Privilege escalation is not a single exploit. It’s the sum of overlooked permissions, bad defaults, misconfigured services, and patches that didn’t land fast enough. Attackers chain these weaknesses to gain admin rights. Once they’re inside, remote access opens the way for persistent control. A smart adversary won’t connect directly. They will stage traffic through proxy servers, pivoting between compromised hosts until the origin is buried behind layers of misdirection.
The pattern repeats across environments. It starts with a foothold—maybe a stolen credential, a vulnerable endpoint, or a misused API key. Then comes lateral movement through file shares, database links, or forgotten staging machines. Local exploit to system exploit. User to root. From there, remote access tools cloak the attacker’s presence. A proxy within the network sidesteps monitoring thresholds, blends into normal traffic patterns, and bypasses IP-based restrictions.

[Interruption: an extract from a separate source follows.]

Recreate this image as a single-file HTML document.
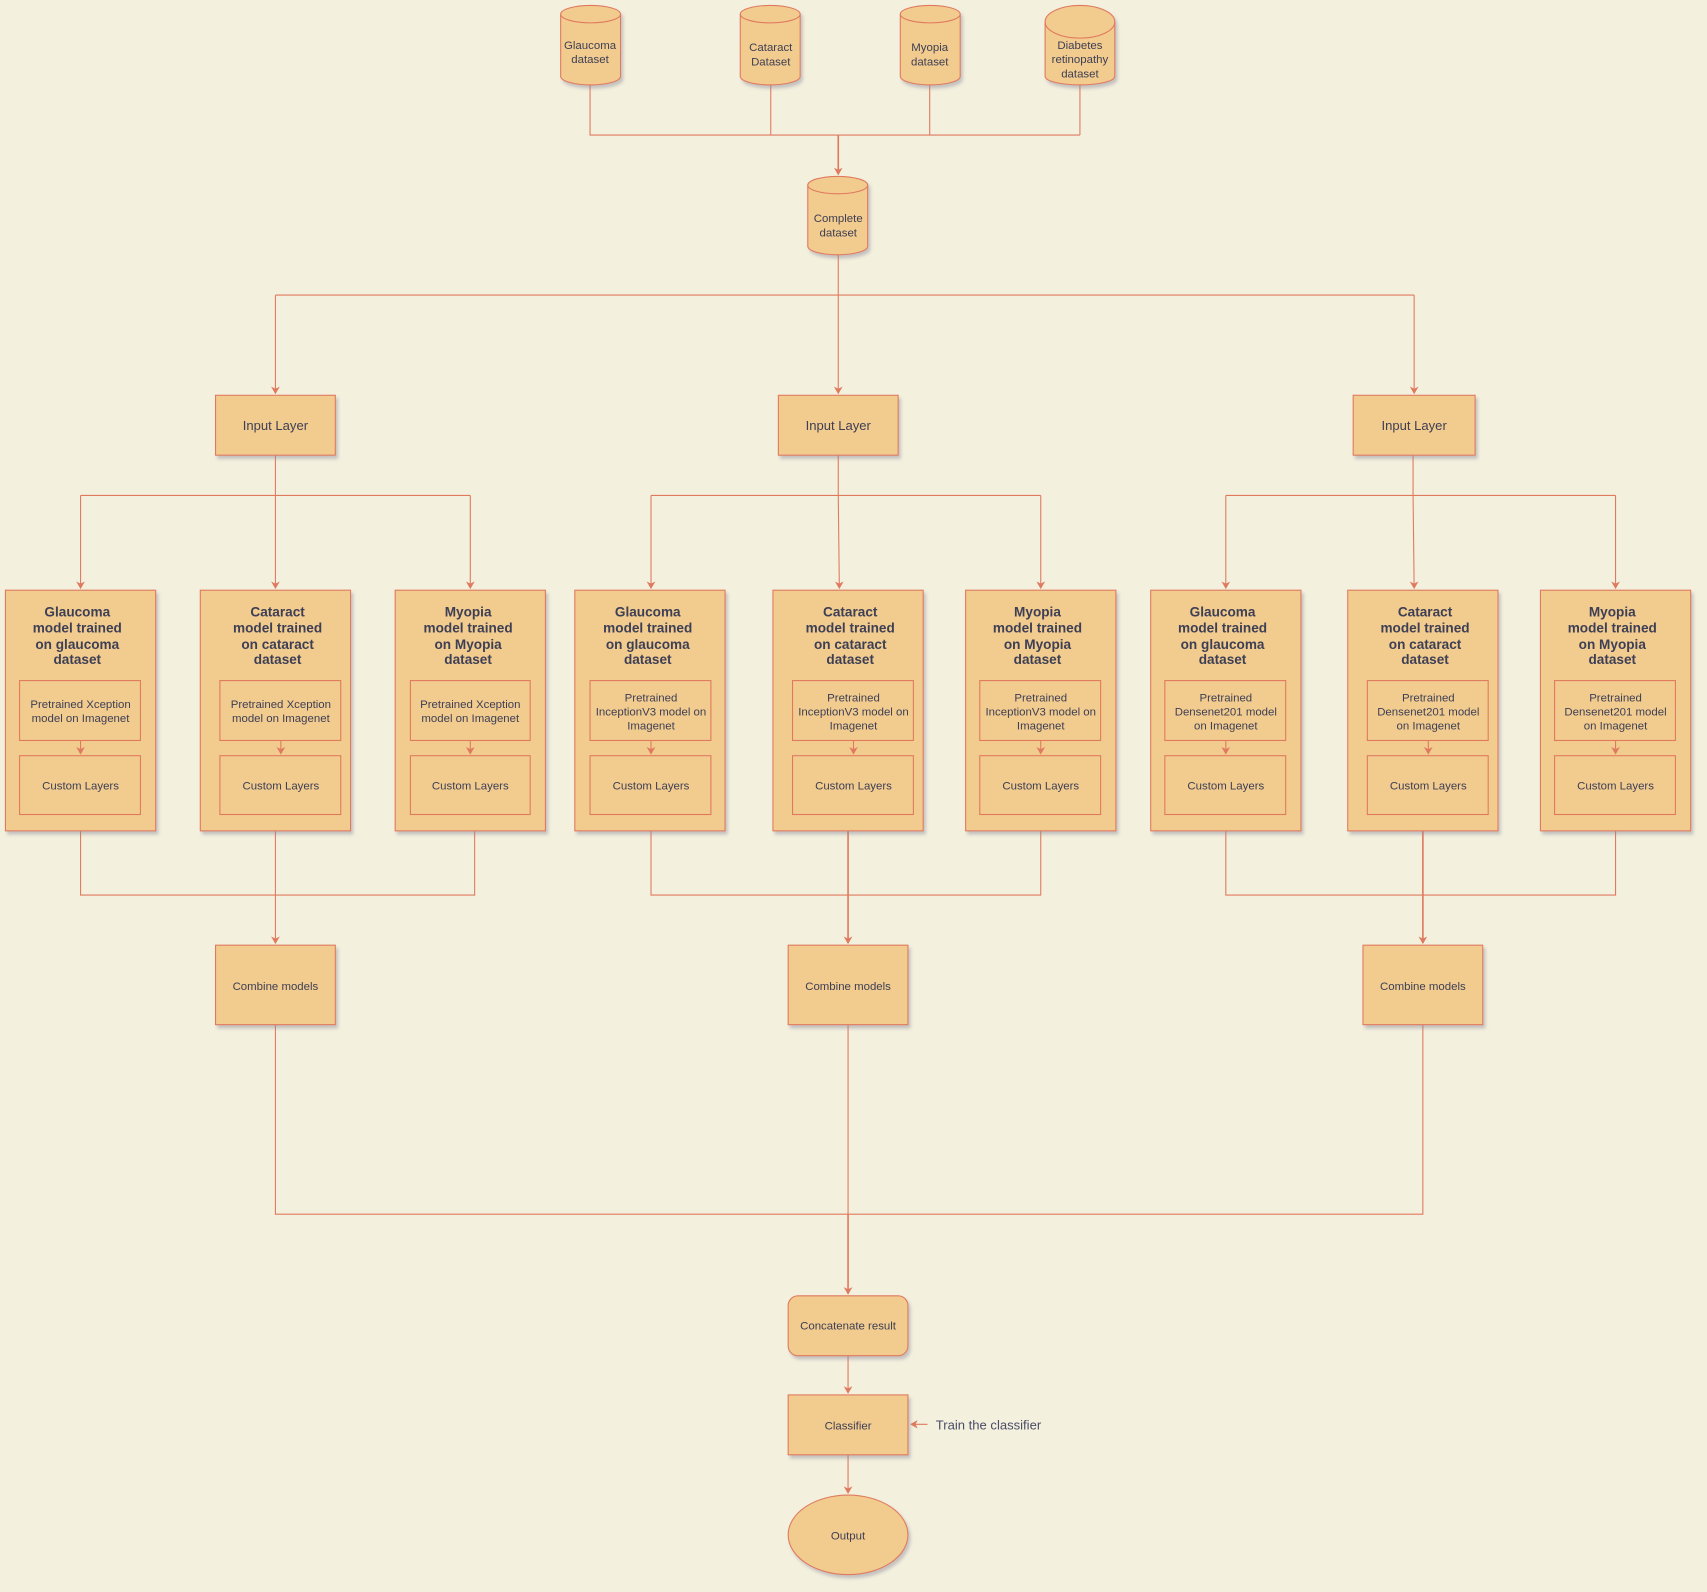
<!DOCTYPE html>
<html><head><meta charset="utf-8"><style>
html,body{margin:0;padding:0;background:#f4f0de;}
svg{display:block}
text{font-family:"Liberation Sans",sans-serif;fill:#3d3f55;text-anchor:middle;}
.n{font-size:10.5px}
.b{font-size:12.5px;font-weight:bold}
</style></head><body>
<svg width="1707" height="1592" viewBox="0 0 1568 1462" preserveAspectRatio="none" xmlns="http://www.w3.org/2000/svg">
<defs>
<filter id="sh" x="-10%" y="-10%" width="130%" height="130%"><feDropShadow dx="2" dy="3" stdDeviation="1.5" flood-color="#8a8a99" flood-opacity="0.45"/></filter>
<marker id="ar" markerWidth="8" markerHeight="8" refX="6" refY="4" orient="auto" markerUnits="userSpaceOnUse"><path d="M0,0 L7,4 L0,8 L2,4 z" fill="#e07a5f"/></marker>
</defs>
<g fill="none" stroke="#e07a5f" stroke-width="1">
<!-- top datasets to complete -->
<path d="M542,78 V124 H992 M708,78 V124 M854,78 V124 M992,78 V124"/>
<path d="M770,124 V160" stroke-width="1.5" marker-end="url(#ar)"/>
<!-- complete to input layers -->
<path d="M770,234 V271 M253,271 H1299"/>
<path d="M253,271 V361" marker-end="url(#ar)"/>
<path d="M770,271 V361" marker-end="url(#ar)"/>
<path d="M1299,271 V361" marker-end="url(#ar)"/>
<!-- input to models -->
<path d="M253,418 V455 M74,455 H432"/>
<path d="M74,455 V540" marker-end="url(#ar)"/><path d="M253,455 V540" marker-end="url(#ar)"/><path d="M432,455 V540" marker-end="url(#ar)"/>
<path d="M770,418 V455 M598,455 H956"/>
<path d="M598,455 V540" marker-end="url(#ar)"/><path d="M770,455 L771,540" marker-end="url(#ar)"/><path d="M956,455 V540" marker-end="url(#ar)"/>
<path d="M1298,418 V455 M1126,455 H1484"/>
<path d="M1126,455 V540" marker-end="url(#ar)"/><path d="M1298,455 L1299,540" marker-end="url(#ar)"/><path d="M1484,455 V540" marker-end="url(#ar)"/>
<!-- models to combine -->
<path d="M74,763 V822 H436 V763"/><path d="M253,763 V866" marker-end="url(#ar)"/>
<path d="M598,763 V822 H956 V763"/><path d="M779,763 V866" stroke-width="1.5" marker-end="url(#ar)"/>
<path d="M1126,763 V822 H1484 V763"/><path d="M1307,763 V866" stroke-width="1.5" marker-end="url(#ar)"/>
<!-- combine to concat -->
<path d="M253,941 V1115 H1307 V941 M779,941 V1115"/>
<path d="M779,1115 V1188" stroke-width="1.5" marker-end="url(#ar)"/>
<path d="M779,1245 V1279" marker-end="url(#ar)"/>
<path d="M779,1336 V1371" marker-end="url(#ar)"/>
<path d="M852,1308 H837" marker-end="url(#ar)"/>
</g>
<g fill="#f2cb8e" stroke="#e07a5f" stroke-width="1" filter="url(#sh)">
<path d="M515,13 a27.5,8 0 0 1 55,0 v57 a27.5,8 0 0 1 -55,0 z"/>
<path d="M680,13 a27.5,8 0 0 1 55,0 v57 a27.5,8 0 0 1 -55,0 z"/>
<path d="M827,13 a27.5,8 0 0 1 55,0 v57 a27.5,8 0 0 1 -55,0 z"/>
<path d="M960,20 a32,15 0 0 1 64,0 v50 a32,8 0 0 1 -64,0 z"/>
<path d="M742,170 a27.5,8 0 0 1 55,0 v56 a27.5,8 0 0 1 -55,0 z"/>
<rect x="198" y="363" width="110" height="55"/>
<rect x="715" y="363" width="110" height="55"/>
<rect x="1243" y="363" width="112" height="55"/>
<rect x="5" y="542" width="138" height="221"/>
<rect x="184" y="542" width="138" height="221"/>
<rect x="363" y="542" width="138" height="221"/>
<rect x="528" y="542" width="138" height="221"/>
<rect x="710" y="542" width="138" height="221"/>
<rect x="887" y="542" width="138" height="221"/>
<rect x="1057" y="542" width="138" height="221"/>
<rect x="1238" y="542" width="138" height="221"/>
<rect x="1415" y="542" width="138" height="221"/>
<rect x="198" y="868" width="110" height="73"/>
<rect x="724" y="868" width="110" height="73"/>
<rect x="1252" y="868" width="110" height="73"/>
<rect x="724" y="1190" width="110" height="55" rx="9"/>
<rect x="724" y="1281" width="110" height="55"/>
<ellipse cx="779" cy="1409.5" rx="55" ry="36.5"/>
</g>
<g fill="none" stroke="#e07a5f" stroke-width="1">
<path d="M515,13 a27.5,8 0 0 0 55,0 M680,13 a27.5,8 0 0 0 55,0 M827,13 a27.5,8 0 0 0 55,0 M960,20 a32,15 0 0 0 64,0 M742,170 a27.5,8 0 0 0 55,0"/>
<rect x="18" y="625" width="111" height="55"/><rect x="18" y="694" width="111" height="54"/>
<rect x="202" y="625" width="111" height="55"/><rect x="202" y="694" width="111" height="54"/>
<rect x="377" y="625" width="110" height="55"/><rect x="377" y="694" width="110" height="54"/>
<rect x="542" y="625" width="111" height="55"/><rect x="542" y="694" width="111" height="54"/>
<rect x="728" y="625" width="111" height="55"/><rect x="728" y="694" width="111" height="54"/>
<rect x="900" y="625" width="111" height="55"/><rect x="900" y="694" width="111" height="54"/>
<rect x="1070" y="625" width="111" height="55"/><rect x="1070" y="694" width="111" height="54"/>
<rect x="1256" y="625" width="111" height="55"/><rect x="1256" y="694" width="111" height="54"/>
<rect x="1428" y="625" width="111" height="55"/><rect x="1428" y="694" width="111" height="54"/>
<path d="M74,680 V692" marker-end="url(#ar)"/><path d="M258,680 V692" marker-end="url(#ar)"/><path d="M432,680 V692" marker-end="url(#ar)"/>
<path d="M598,680 V692" marker-end="url(#ar)"/><path d="M784,680 V692" marker-end="url(#ar)"/><path d="M956,680 V692" marker-end="url(#ar)"/>
<path d="M1126,680 V692" marker-end="url(#ar)"/><path d="M1312,680 V692" marker-end="url(#ar)"/><path d="M1484,680 V692" marker-end="url(#ar)"/>
</g>
<g class="n">
<text x="542" y="45">Glaucoma</text><text x="542" y="58">dataset</text>
<text x="708" y="47">Cataract</text><text x="708" y="60">Dataset</text>
<text x="854" y="47">Myopia</text><text x="854" y="60">dataset</text>
<text x="992" y="45">Diabetes</text><text x="992" y="58">retinopathy</text><text x="992" y="71">dataset</text>
<text x="770" y="204">Complete</text><text x="770" y="217">dataset</text>
<text x="253" y="395" font-size="12">Input Layer</text>
<text x="770" y="395" font-size="12">Input Layer</text>
<text x="1299" y="395" font-size="12">Input Layer</text>
<text x="74" y="650">Pretrained Xception</text><text x="74" y="663">model on Imagenet</text>
<text x="258" y="650">Pretrained Xception</text><text x="258" y="663">model on Imagenet</text>
<text x="432" y="650">Pretrained Xception</text><text x="432" y="663">model on Imagenet</text>
<text x="598" y="644">Pretrained</text><text x="598" y="657">InceptionV3 model on</text><text x="598" y="670">Imagenet</text>
<text x="784" y="644">Pretrained</text><text x="784" y="657">InceptionV3 model on</text><text x="784" y="670">Imagenet</text>
<text x="956" y="644">Pretrained</text><text x="956" y="657">InceptionV3 model on</text><text x="956" y="670">Imagenet</text>
<text x="1126" y="644">Pretrained</text><text x="1126" y="657">Densenet201 model</text><text x="1126" y="670">on Imagenet</text>
<text x="1312" y="644">Pretrained</text><text x="1312" y="657">Densenet201 model</text><text x="1312" y="670">on Imagenet</text>
<text x="1484" y="644">Pretrained</text><text x="1484" y="657">Densenet201 model</text><text x="1484" y="670">on Imagenet</text>
<text x="74" y="725">Custom Layers</text><text x="258" y="725">Custom Layers</text><text x="432" y="725">Custom Layers</text>
<text x="598" y="725">Custom Layers</text><text x="784" y="725">Custom Layers</text><text x="956" y="725">Custom Layers</text>
<text x="1126" y="725">Custom Layers</text><text x="1312" y="725">Custom Layers</text><text x="1484" y="725">Custom Layers</text>
<text x="253" y="909">Combine models</text><text x="779" y="909">Combine models</text><text x="1307" y="909">Combine models</text>
<text x="779" y="1221">Concatenate result</text>
<text x="779" y="1313">Classifier</text>
<text x="779" y="1414">Output</text>
<text x="908" y="1313" font-size="12" style="fill:#4a4d66">Train the classifier</text>
</g>
<g class="b">
<text x="71" y="566">Glaucoma</text><text x="71" y="581">model trained</text><text x="71" y="596">on glaucoma</text><text x="71" y="610">dataset</text>
<text x="255" y="566">Cataract</text><text x="255" y="581">model trained</text><text x="255" y="596">on cataract</text><text x="255" y="610">dataset</text>
<text x="430" y="566">Myopia</text><text x="430" y="581">model trained</text><text x="430" y="596">on Myopia</text><text x="430" y="610">dataset</text>
<text x="595" y="566">Glaucoma</text><text x="595" y="581">model trained</text><text x="595" y="596">on glaucoma</text><text x="595" y="610">dataset</text>
<text x="781" y="566">Cataract</text><text x="781" y="581">model trained</text><text x="781" y="596">on cataract</text><text x="781" y="610">dataset</text>
<text x="953" y="566">Myopia</text><text x="953" y="581">model trained</text><text x="953" y="596">on Myopia</text><text x="953" y="610">dataset</text>
<text x="1123" y="566">Glaucoma</text><text x="1123" y="581">model trained</text><text x="1123" y="596">on glaucoma</text><text x="1123" y="610">dataset</text>
<text x="1309" y="566">Cataract</text><text x="1309" y="581">model trained</text><text x="1309" y="596">on cataract</text><text x="1309" y="610">dataset</text>
<text x="1481" y="566">Myopia</text><text x="1481" y="581">model trained</text><text x="1481" y="596">on Myopia</text><text x="1481" y="610">dataset</text>
</g>
</svg>
</body></html>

Even well-secured networks fall to this chain if visibility gaps exist. Privilege escalation can come from weak sudo rules, insecure service accounts, or kernel vulnerabilities. Remote access can hide as legitimate tooling: RDP sessions, SSH connections, or even cloud management consoles. Proxies make it worse—they tunnel data, mask origins, and let attackers control multiple environments without revealing themselves. The deeper into the network they move, the harder it becomes to root them out without full activity mapping.